In an oral, written, or electronic form, the organization must give the individual a pre-adverse notice. This notice must inform the individual of:
- The credit reporting agency that assembled the report’s name, address and telephone number
- That the credit reporting agency was not the decision-maker and that it will not explain why the negative employment decision was made
- That the individual has a right to a free disclosure of the negative hiring decision if the request is made to the credit reporting agency within sixty days
- That the individual has a right to dispute any incomplete or inaccurate information on the consumer credit report directly to the credit reporting agency
At this point, the organization must allow the individual applying for employment five days to contact the credit reporting agency in case he/she wants to dispute the report. Once five days has passed, the organization can make its final employment decision.

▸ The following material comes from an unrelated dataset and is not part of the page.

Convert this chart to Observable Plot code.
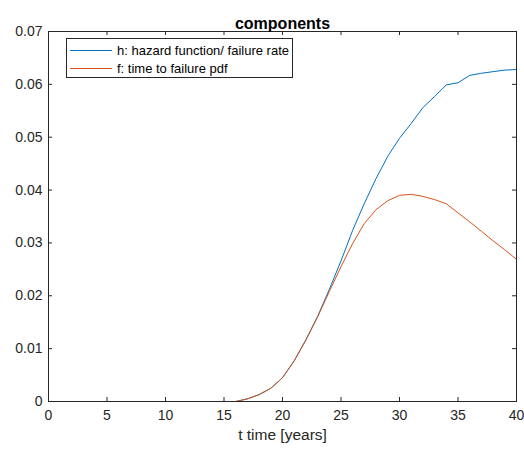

- Please note that if the individual has disputed the information contained in the consumer credit report, the credit reporting agency has 30 days to perform a reinvestigation into the matter at no cost to the individual. The screening firm must provide updates to the individual and the organization of the reinvestigation results
- If the organization ends up making a negative employment decision, it must send a final adverse notice to the individual
- Additionally, certain states have state specific notices that must be sent to the individual in the case of a negative employment decision. Organizations will have to research applicable law for the state that they operate in to determine if they are subject to these laws
Provide a Copy of the FCRA for Reference
Organizations must provide a copy of the FCRA for reference, both to individuals that are seeking employment with the organization and those currently employed by the organization. A commonly-used place to post the FCRA is in the employee break area, probably near where the “equal opportunity of employment” material is normally displayed.

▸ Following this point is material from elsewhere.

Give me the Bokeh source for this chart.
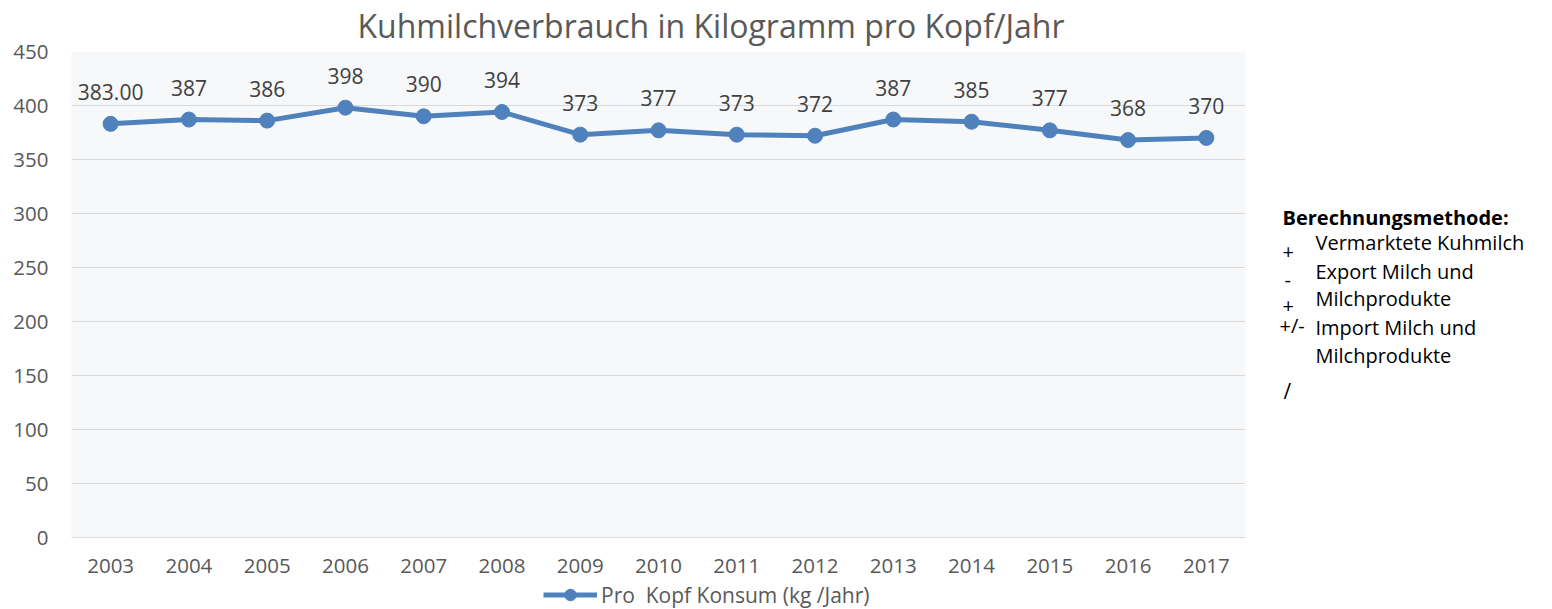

The FCRA is in place to protect an individual and his/her personal information when a request is submitted to a credit reporting agency for purposes of obtaining a consumer credit report. Although organizations are required to take certain actions to maintain compliance with this law, it is actually quite simple to maintain compliance with FCRA, and most organizations will have to invest only a small amount of time into the preparation of an FCRA-compliant plan of action regarding credit reports.